Tag Archives: ABILF

Random Picture Post (and no, you’re not seeing double)

This is me (Joanne C. Hillhouse) when I was rocking my cornrowed’fro-hawk. I’m reading from Ashley Bryan’s Dancing Granny under the Western Union children’s tent at the 2010 Antigua and Barbuda International Literary Festival.  As I’m not myself a writer of children’s books but often get asked to read to children (perhaps because of my work with the Cushion Club and Wadadli Pen, and the fact that my first book is entitled The Boy from Willow Bend, who knows?). It’s a privilege and I embrace it when I can.
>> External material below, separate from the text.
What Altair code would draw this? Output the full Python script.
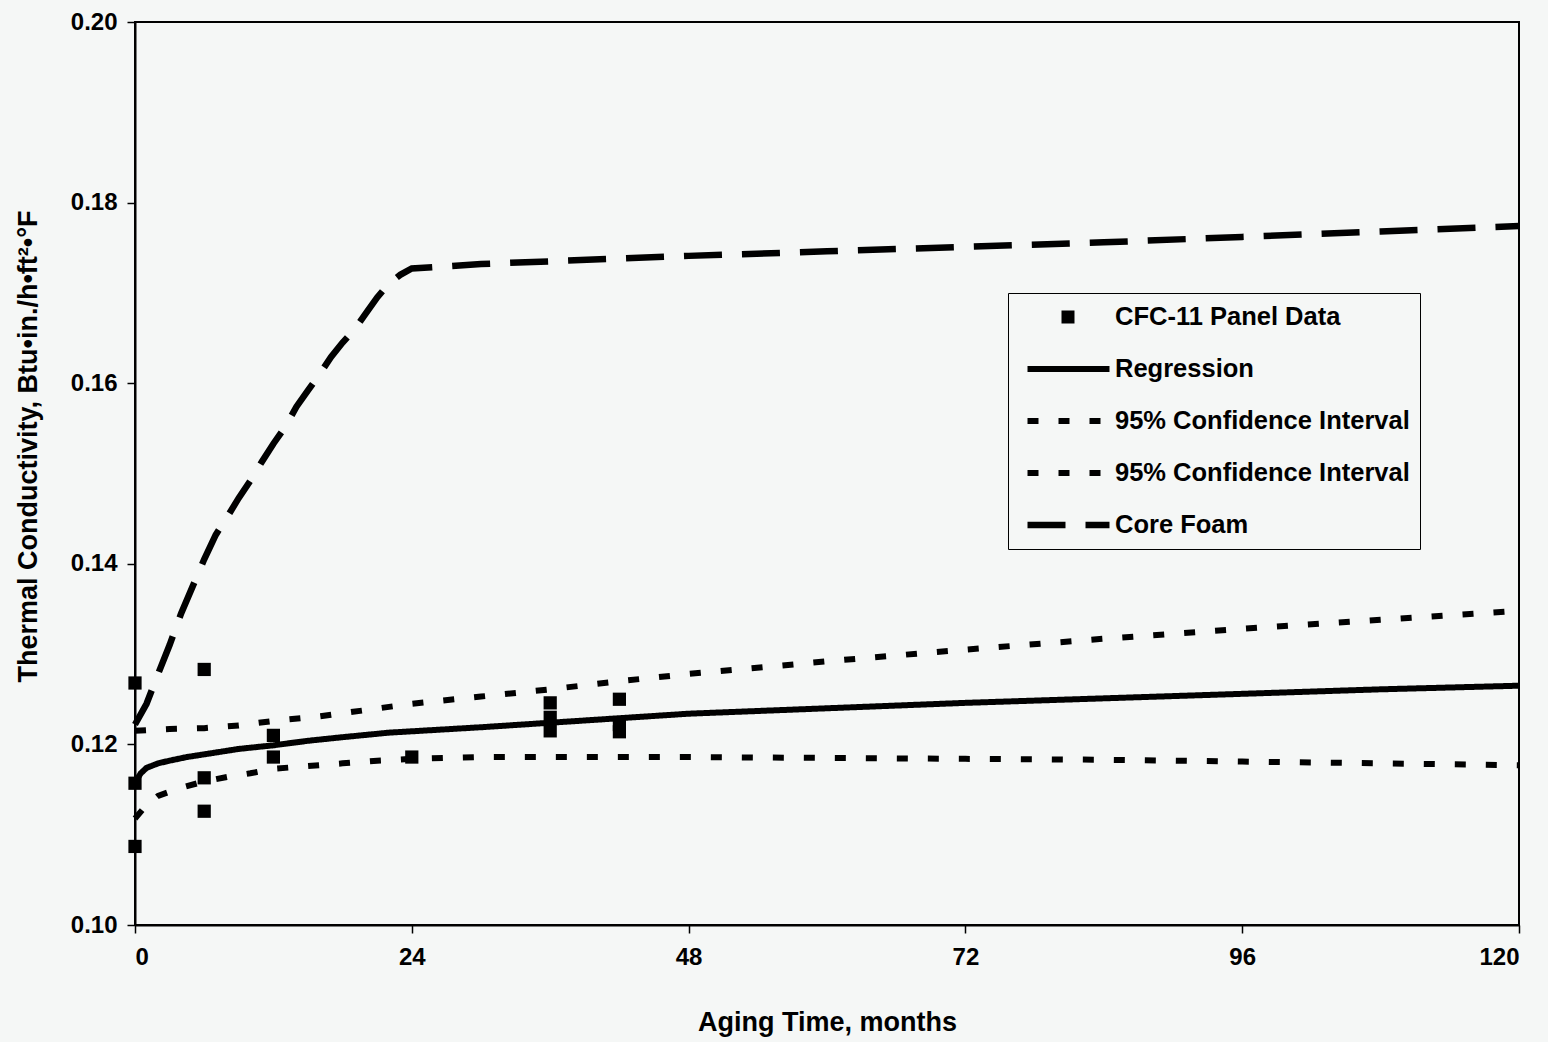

But it means that I often have to draw on the writings of actual children’s writers…sometimes past Wadadli Pen stories…sometimes the writings of talents like Philip Sherlock and Ashley Bryan, since they’re both good for an anansi tale or two. When I’m reading, I lose myself in the story (and I have to credit the time reading to kids at the Cushion Club for making me comfortable with looking and acting like a fool in service to the story) and so I rapped the rapping parts while they kept the beat. It was a fun day.

It’s not clear if there will be an ABILF 2012 but I hope there is, even a children’s literary fair if not a full on festival as a reminder to the kids that reading is not only fundamental, it’s also fun.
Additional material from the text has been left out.